There are 16 authorized private commercial banks in Cameroon. Licenses are issued by the Central African Banking Commission (COBAC). All authorized banks can be recommended for cooperation with Czech exporters.
- Access Bank Cameroon
- BGFI Bank Cameroon
- SCB Cameroun
- CCA Bank
- Commercial Bank of Cameroon
- Ecobank Cameroon – Acquired Oceanic Bank Cameroon
Banks offer a sufficient range of banking products (letters of credit, commercial loans, various bills of exchange (drafts), etc.) and accept more and more incentives for providing loans for medium-term investments by private entities. However, modern banking products (electronic banking) are not yet widespread (especially in big cities). The banking sector, on the other hand, suffers from strict regulatory measures, low volume of financial resources allocated for loans and low quality of services. No administrative authorization is required for transfers up to approximately USD 215,000.

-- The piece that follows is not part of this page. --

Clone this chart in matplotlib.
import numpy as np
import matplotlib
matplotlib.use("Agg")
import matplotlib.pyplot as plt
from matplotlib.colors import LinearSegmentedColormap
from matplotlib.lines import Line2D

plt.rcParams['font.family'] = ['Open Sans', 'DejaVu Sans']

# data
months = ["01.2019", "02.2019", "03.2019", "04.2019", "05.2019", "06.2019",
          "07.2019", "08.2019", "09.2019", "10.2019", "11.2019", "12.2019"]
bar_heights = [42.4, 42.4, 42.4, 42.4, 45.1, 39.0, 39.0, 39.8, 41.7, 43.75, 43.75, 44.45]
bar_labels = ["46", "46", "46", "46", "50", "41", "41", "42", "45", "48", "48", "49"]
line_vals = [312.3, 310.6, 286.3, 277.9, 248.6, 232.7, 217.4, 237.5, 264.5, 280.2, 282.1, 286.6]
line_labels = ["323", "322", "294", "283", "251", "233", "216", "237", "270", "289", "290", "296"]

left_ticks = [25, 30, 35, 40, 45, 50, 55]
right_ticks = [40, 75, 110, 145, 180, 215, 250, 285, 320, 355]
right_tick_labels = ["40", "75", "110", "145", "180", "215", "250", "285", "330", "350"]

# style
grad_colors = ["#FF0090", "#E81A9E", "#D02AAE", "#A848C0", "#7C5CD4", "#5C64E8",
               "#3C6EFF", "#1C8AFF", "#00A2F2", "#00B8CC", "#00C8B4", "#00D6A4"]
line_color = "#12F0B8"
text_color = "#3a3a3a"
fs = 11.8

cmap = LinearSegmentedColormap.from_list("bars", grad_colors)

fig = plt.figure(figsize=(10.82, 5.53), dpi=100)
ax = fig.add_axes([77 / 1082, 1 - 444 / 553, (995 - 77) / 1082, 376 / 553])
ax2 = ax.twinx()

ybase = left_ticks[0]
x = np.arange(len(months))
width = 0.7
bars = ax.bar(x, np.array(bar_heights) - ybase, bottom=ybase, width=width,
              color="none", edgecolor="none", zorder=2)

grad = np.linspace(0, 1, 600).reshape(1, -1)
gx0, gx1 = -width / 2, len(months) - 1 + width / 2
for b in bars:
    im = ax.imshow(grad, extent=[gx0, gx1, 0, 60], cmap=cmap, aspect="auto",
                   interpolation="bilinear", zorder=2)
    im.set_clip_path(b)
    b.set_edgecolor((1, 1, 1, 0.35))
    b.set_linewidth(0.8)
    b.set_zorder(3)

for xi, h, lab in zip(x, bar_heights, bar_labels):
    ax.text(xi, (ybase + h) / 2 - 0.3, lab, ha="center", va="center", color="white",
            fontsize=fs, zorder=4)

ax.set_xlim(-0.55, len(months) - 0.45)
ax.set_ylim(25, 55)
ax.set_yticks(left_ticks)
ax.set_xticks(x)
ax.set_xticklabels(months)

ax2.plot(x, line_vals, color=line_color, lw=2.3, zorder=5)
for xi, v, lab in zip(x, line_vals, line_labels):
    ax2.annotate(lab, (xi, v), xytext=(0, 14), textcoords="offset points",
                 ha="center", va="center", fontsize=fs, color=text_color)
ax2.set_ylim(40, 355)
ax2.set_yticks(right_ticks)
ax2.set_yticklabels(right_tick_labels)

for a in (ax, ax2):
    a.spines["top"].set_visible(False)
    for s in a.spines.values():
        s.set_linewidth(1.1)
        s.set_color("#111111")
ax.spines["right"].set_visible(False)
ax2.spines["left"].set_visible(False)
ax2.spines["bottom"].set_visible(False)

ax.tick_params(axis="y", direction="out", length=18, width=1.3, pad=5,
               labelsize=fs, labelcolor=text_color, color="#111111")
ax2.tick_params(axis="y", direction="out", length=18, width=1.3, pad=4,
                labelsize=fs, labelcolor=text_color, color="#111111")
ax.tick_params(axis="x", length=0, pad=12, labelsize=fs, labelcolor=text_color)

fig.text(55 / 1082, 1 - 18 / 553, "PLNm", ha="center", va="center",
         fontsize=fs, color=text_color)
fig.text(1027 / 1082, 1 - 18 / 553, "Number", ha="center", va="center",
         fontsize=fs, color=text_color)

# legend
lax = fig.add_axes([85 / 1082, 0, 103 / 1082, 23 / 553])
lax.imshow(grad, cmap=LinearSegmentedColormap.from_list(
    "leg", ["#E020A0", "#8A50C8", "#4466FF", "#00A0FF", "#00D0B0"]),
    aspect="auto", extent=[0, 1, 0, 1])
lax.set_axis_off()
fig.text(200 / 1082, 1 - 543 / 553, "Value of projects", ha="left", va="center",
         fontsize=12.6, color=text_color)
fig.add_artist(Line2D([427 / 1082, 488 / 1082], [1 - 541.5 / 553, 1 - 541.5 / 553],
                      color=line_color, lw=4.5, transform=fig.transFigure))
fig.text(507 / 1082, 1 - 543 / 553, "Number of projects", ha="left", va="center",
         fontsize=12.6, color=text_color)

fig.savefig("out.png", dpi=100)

Cameroon’s tax system has adapted to the uniform system within the CEMAC countries. The last tax reform was implemented in Cameroon in 1998. Available sources indicate that Cameroon’s tax and regulatory system is far from perfect, but it certainly does not discriminate against foreign entities (rather, it discriminates against the entire formal sector).

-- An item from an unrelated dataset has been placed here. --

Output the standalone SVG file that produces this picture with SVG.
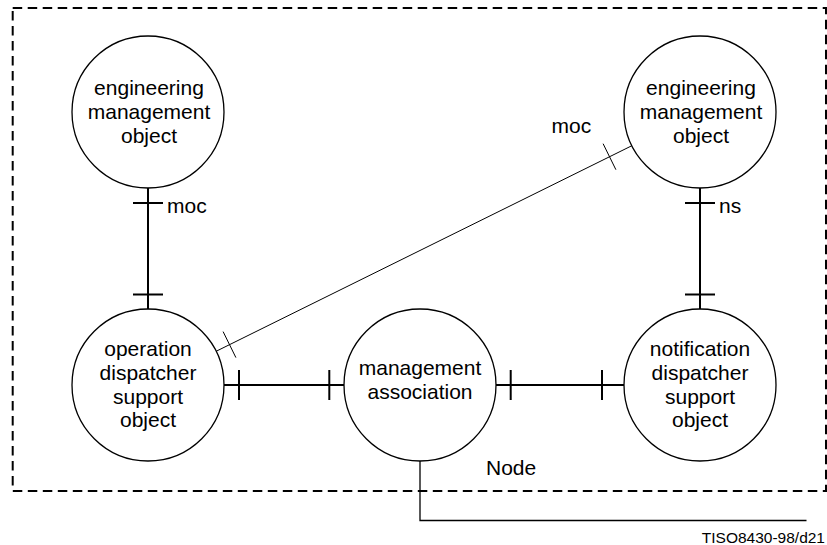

Cameroon’s tax system consists of the following basic direct and indirect taxes and employee social insurance:
- Personal Income Tax – is progressive according to income 11-38.5%,
- Corporate tax – 2.2% of turnover or 33% of profit
- Value Added Tax (VAT) – 19.25%,
- Consumption tax of 25% on luxury goods, reduced consumption tax of 12.5% on cars over 2000 cm3 and soft drinks.
Business is burdened by a number of other payments and levies (real estate tax (0.1% of the value), local tax (10%), construction tax, rent tax, real estate transfer tax (15%), etc.). Capital gains are taxed at a flat rate of 16.5%.
The company also pays: • Social insurance (Social Security Fund) – 11.2% of the salary, plus accident insurance in the amount of 1.75 – 5% • pension contribution – 7% • child benefits – 7% • contributions to the state fund employment – 2.5%
According to the new investment law of 2013, tax and customs benefits can be obtained by companies or individuals who establish a new, extend or renew the activity of an existing business or change the activity of a business in Cameroon for a period of 5 years.